Through its history the club has sponsored participants in the Rotary Foundation Ambassadorial Scholars program, including a year’s study in Bohn, West Germany, for current Oxnard City Councilman Timothy Flynn. The Rotary Club of Oxnard sponsors the annual Oxnard-area elementary school basketball tournament and cheerleading competition, an event started under Rotary club president Pete Lennox in 1947-48 and carried forward by member Rex Fryer and others, and now co-sponsored with the City of Oxnard Parks and Recreation Department.
 
On February 24, 1948, members of the Rotary Club of Oxnard planted a Chinese elm as a Friendship Tree in city’s Plaza Park in honor of Rotary founder Paul Harris, and on February 23, 1999, the Friendship Tree and a Paul Harris Plaque were rededicated as a part of the city’s Arbor Day celebration.

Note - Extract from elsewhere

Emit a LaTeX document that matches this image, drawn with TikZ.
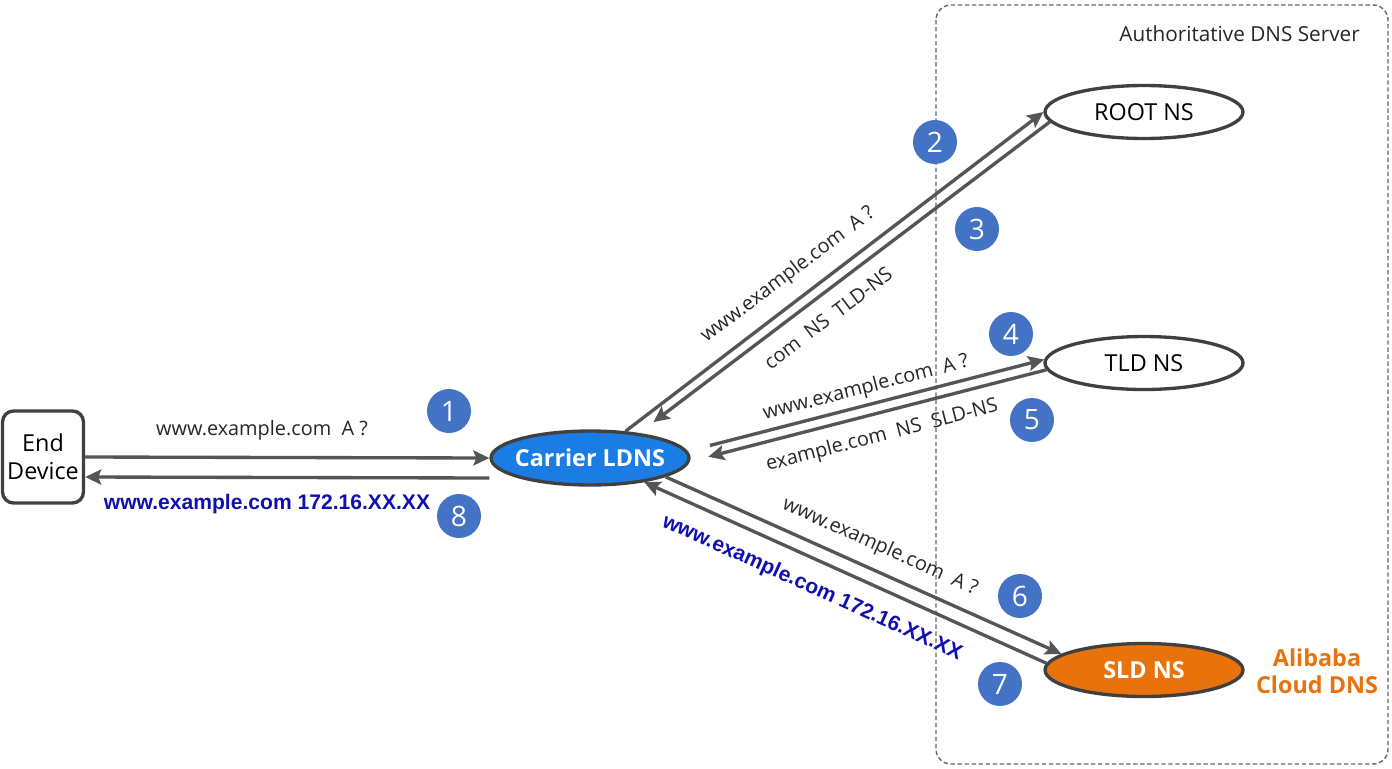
\documentclass[tikz,border=0pt]{standalone}
\usepackage{fontspec}
\setmainfont{Open Sans}
\newfontfamily\arialfont{Liberation Sans}
\usetikzlibrary{shapes.geometric, arrows.meta}

\definecolor{ldnsblue}{RGB}{27,125,228}
\definecolor{sldorange}{RGB}{232,114,12}
\definecolor{stepblue}{RGB}{68,114,196}
\definecolor{answerblue}{RGB}{16,16,176}
\definecolor{linegray}{RGB}{85,85,85}
\definecolor{edgegray}{RGB}{64,64,64}

\begin{document}
\begin{tikzpicture}[x=0.02cm, y=-0.02cm,
  server/.style={ellipse, draw=edgegray, line width=1.9pt, minimum width=3.96cm,
    minimum height=1.06cm, inner sep=0pt, font=\fontsize{13.3}{16}\selectfont},
  msg/.style={-{Stealth[length=0.32cm, width=0.3cm, inset=0.06cm]},
    draw=linegray, line width=1.9pt},
  query/.style={font=\fontsize{11.3}{13.5}\selectfont, text=black!85},
  answer/.style={font=\arialfont\bfseries\fontsize{12}{14}\selectfont, text=answerblue},
  stepnum/.style={circle, fill=stepblue, text=white, minimum size=0.88cm,
    inner sep=0pt, font=\fontsize{16}{16}\selectfont}]
  \useasboundingbox (0,0) rectangle (1392,768);

  % authoritative side
  \draw[edgegray!80, line width=0.8pt, dash pattern=on 2.5pt off 1.5pt,
    rounded corners=0.3cm] (936,5) rectangle (1388,764);
  \node[anchor=east, text=black!85, font=\fontsize{11.8}{14}\selectfont] (auth)
    at (1366,34) {Authoritative DNS Server};
  \node[server] (root) at (1144,112) {ROOT NS};
  \node[server] (tld) at (1144,363) {TLD NS};
  \node[server, fill=sldorange, text=white,
    font=\bfseries\fontsize{13.3}{16}\selectfont] (sld) at (1144,670) {SLD NS};
  \node[align=center, text=sldorange,
    font=\bfseries\fontsize{13.3}{15.5}\selectfont] (ali) at (1317,671) {Alibaba\\Cloud DNS};

  % resolver side
  \node[draw=edgegray, line width=1.9pt, rounded corners=0.22cm, minimum width=1.62cm,
    minimum height=1.84cm, align=center, inner sep=0pt,
    font=\fontsize{13.3}{16}\selectfont] (dev) at (43,457) {End\\Device};
  \node[server, inner xsep=-3pt, minimum height=1.08cm, fill=ldnsblue, text=white,
    font=\bfseries\fontsize{13.3}{16}\selectfont] (ldns) at (590,458) {Carrier LDNS};

  % queries and answers
  \draw[msg] (dev.east) -- (ldns.west);
  \draw[msg] ([yshift=-0.4cm]ldns.west) -- ([yshift=-0.4cm]dev.east);
  \draw[msg] (ldns.37) -- (root.180);
  \draw[msg, shorten >=0.36cm] (root.186) -- (ldns.27);
  \draw[msg, shorten <=0.46cm] (ldns.4) -- (tld.178);
  \draw[msg, shorten >=0.38cm] (tld.184) -- (ldns.-2);
  \draw[msg] (ldns.-14) -- (sld.169);
  \draw[msg] (sld.176) -- (ldns.-24);

  \node[query] (q1) at (262,430) {www.example.com\ \ A ?};
  \node[answer] (a8) at (267,504) {www.example.com 172.16.XX.XX};
  \node[query, rotate=37] (q2) at (788,275) {www.example.com\ \ A ?};
  \node[query, rotate=37] (a3) at (828,318) {com\ \ NS\ \ TLD-NS};
  \node[query, rotate=14.5] (q4) at (866,388) {www.example.com\ \ A ?};
  \node[query, rotate=14.5] (a5) at (882,436) {example.com\ \ NS\ \ SLD-NS};
  \node[query, rotate=-24.2] (q6) at (880,547) {www.example.com\ \ A ?};
  \node[answer, rotate=-24.2] (a7) at (812,588) {www.example.com 172.16.XX.XX};

  % step numbers
  \node[stepnum] (s1) at (449,411) {1};
  \node[stepnum] (s2) at (935,142) {2};
  \node[stepnum] (s3) at (977,229) {3};
  \node[stepnum] (s4) at (1011,334) {4};
  \node[stepnum] (s5) at (1032,420) {5};
  \node[stepnum] (s6) at (1020,596) {6};
  \node[stepnum] (s7) at (1000,684) {7};
  \node[stepnum] (s8) at (459,516) {8};
\end{tikzpicture}
\end{document}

First unveiled in 1984, Rotary’s Polio Plus campaign was supported by members of the Rotary Club of Oxnard.
 
In the mid-1950s club historian Ted Metzger stated in minutes that “The Rotary Club of Oxnard was never quite satisfied with its base of operations.” For over 85 years of history, the Rotary Club of Oxnard has changed its meeting sites from the first organizational meeting at the Masonic Temple to the charter site at the Oxnard Hotel, back to the Masonic Temple, to the Oyster Loaf Restaurant, back to the Masonic Temple, to the Colonial House Restaurant, to the Elks Club, and now at the former Oxnard Hilton Inn, currently named the Courtyard by Marriott Hotel. The club continues to meet at 12:10 p.m. on Tuesdays.
 
Members of the Rotary Club of Oxnard are proud to join their 1.2 million colleagues in 32,000 clubs worldwide, convening weekly, enjoying fellowship, and carrying on activities demonstrating service above self. In his 1955 memoirs of the Rotary Club of Oxnard, club historian Ted Metzger stated, “Instead of ending with the final paragraph, this recording should be added to, so to speak, with succeeding chapters as the years go by.”